Research shows that children who are born outside of marriage are exposed to more economic and emotional hardship and often lose connection to their fathers. By age 15, the "overwhelming majority" of children born to cohabitating parents will not be living with both parents, although they may be living with another live-in partner of one of their parents, Whitehead said.

Statistics also show that marriage is becoming another form of privilege, Whitehead said. The well-educated and well-employed are more likely to get married and have successful marriages, even though marriage is a goal that most Americans have, Whitehead said.

College-educated couples are more likely to marry in the first place, to be happily married and to have low divorce rates, she said.

The majority of the growth in divorce rates has come from the segment of the population that does not have college degrees, Whitehead said.

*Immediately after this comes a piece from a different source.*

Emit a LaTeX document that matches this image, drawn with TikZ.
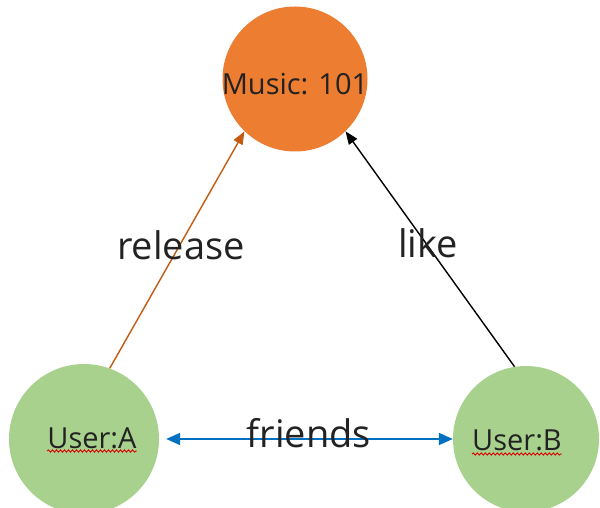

This same group is also more likely to forego marriage completely.

Whitehead attributes this divide between those she calls "the marriage haves" -- the college-educated population -- and "the marriage have-nots" -- those without a college degree -- to several factors, including a decrease in high-wage blue-collar jobs.

"Young men, if they can't find steady, reliable work, are not considered good marriage material by women and even by themselves; they don't feel prepared to support a family," Whitehead said.

Marriage itself has undergone reorganization over the past five decades, she said.

"(It) used to be the first stop on the road to independent adulthood," defining separation from one's parents, she said. "Now marriage has been redefined in the sequence of adulthood as the very last thing you do" after finding a job, paying back debt and buying a house, she said.

The population without a college education has a more difficult time achieving these road markers than those with a college education, Whitehead said, leading them to put off marriage, but not necessarily parenthood.

"And when they do marry, their marriages are extremely precarious," she added.

One in four marriages among non college-educated couples fail within the first four years, she said.

In addition to its reorganization in early adulthood, marriage has also shifted from a public, legal and religious institution to a private couple's relationship, Whitehead said.

It used to govern sex, procreation, family life, kinship relationships and social lives, but today, marriage is widely understood as a "private, soul-mate relationship" that exists to promote personal growth, happiness and intimacy, she said.

Those are good things, Whitehead said, "but without the broader, religious institutional support for marriage, a "'soul-mate' relationship is very, very fragile," she said, because it always leaves the question of whether or not the person one is married to is indeed his or her soul mate.